A related conspiracy of sorts was hatched 43 years ago by future Supreme Court Justice Lewis F. Powell, Jr., a corporate lawyer and Big Tobacco lobbyist who issued a confidential memo for the U.S. Chamber of Commerce that provided a blueprint for corporate supremacy.

Issued August 8, 1971, Powell’s manifesto, “The Attack on the American Free Enterprise System,” said the nation still embraced New Deal values (that government should help remedy inequality, injustice and other problems), and corporate America should change that by reasserting its influence.

Powell said Business must counter workers’ power by dominating government policy by investing in more lobbyists, conservative “think tanks,” Political Action Committee campaign contributions, bolstered public relations, and commercial support for Right-Wing causes and voices.

The memo also urged “constant surveillance” of textbook and TV content, and purging progressive perspectives from books and other media.

Today, some corporations already defy the law, whether it’s labor law, financial regulations, or pollution protections.
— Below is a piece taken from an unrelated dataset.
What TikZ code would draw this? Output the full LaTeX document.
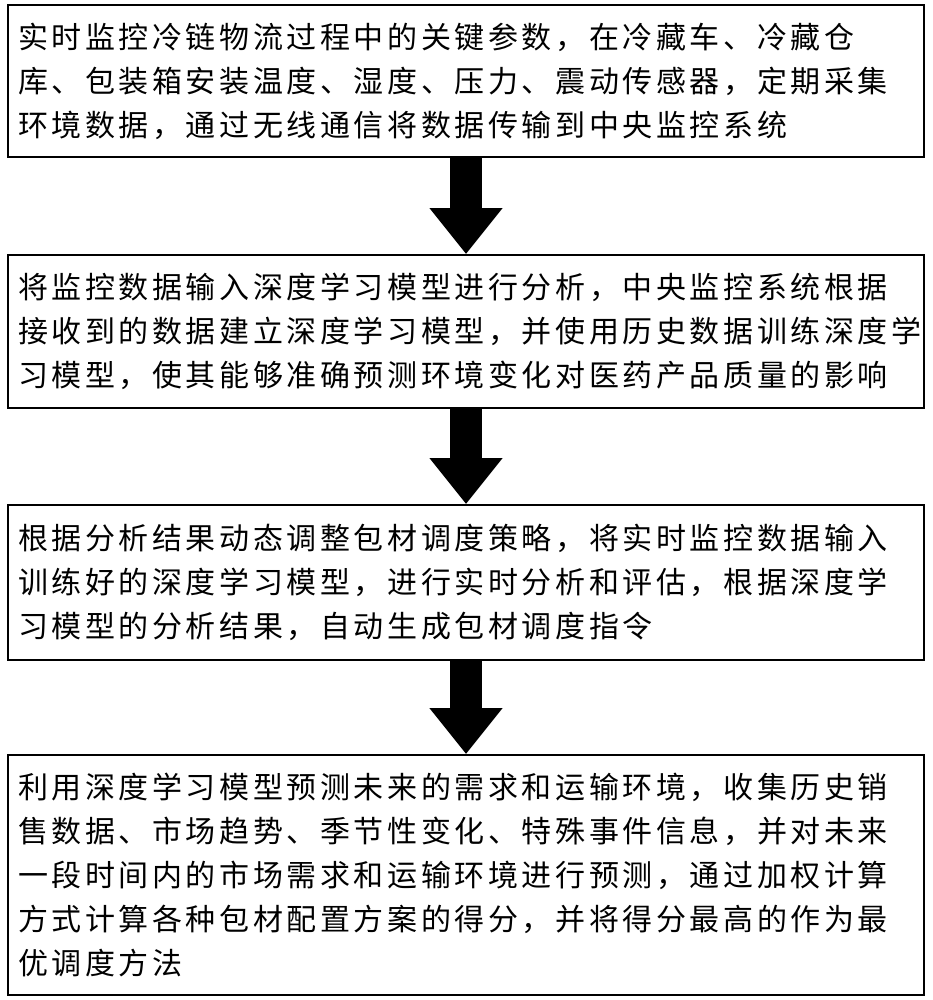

They bust unions, off-shore operations and profits, misclassify workers to engage in “wage theft,” and – through groups such as the Koch brothers’ American Legislative Exchange Council (ALEC) and Super PACs such as Karl Roves’ Crossroad GPS – draft legislation and elect their candidates.

So: Tax burdens are lifted from corporations and shouldered by everyday people; retirement benefits are weakened; wealth is dramatically transferred to the 1 percent; and so on.

But that’s not enough for extremists aiming to take over Capitol Hill.

If it’s a war these corporate conservatives declare, the response should be that once expressed by voting-rights pioneer Susan B. Anthony, who said, “ ‘Organize, agitate, educate’ must be our war cry.”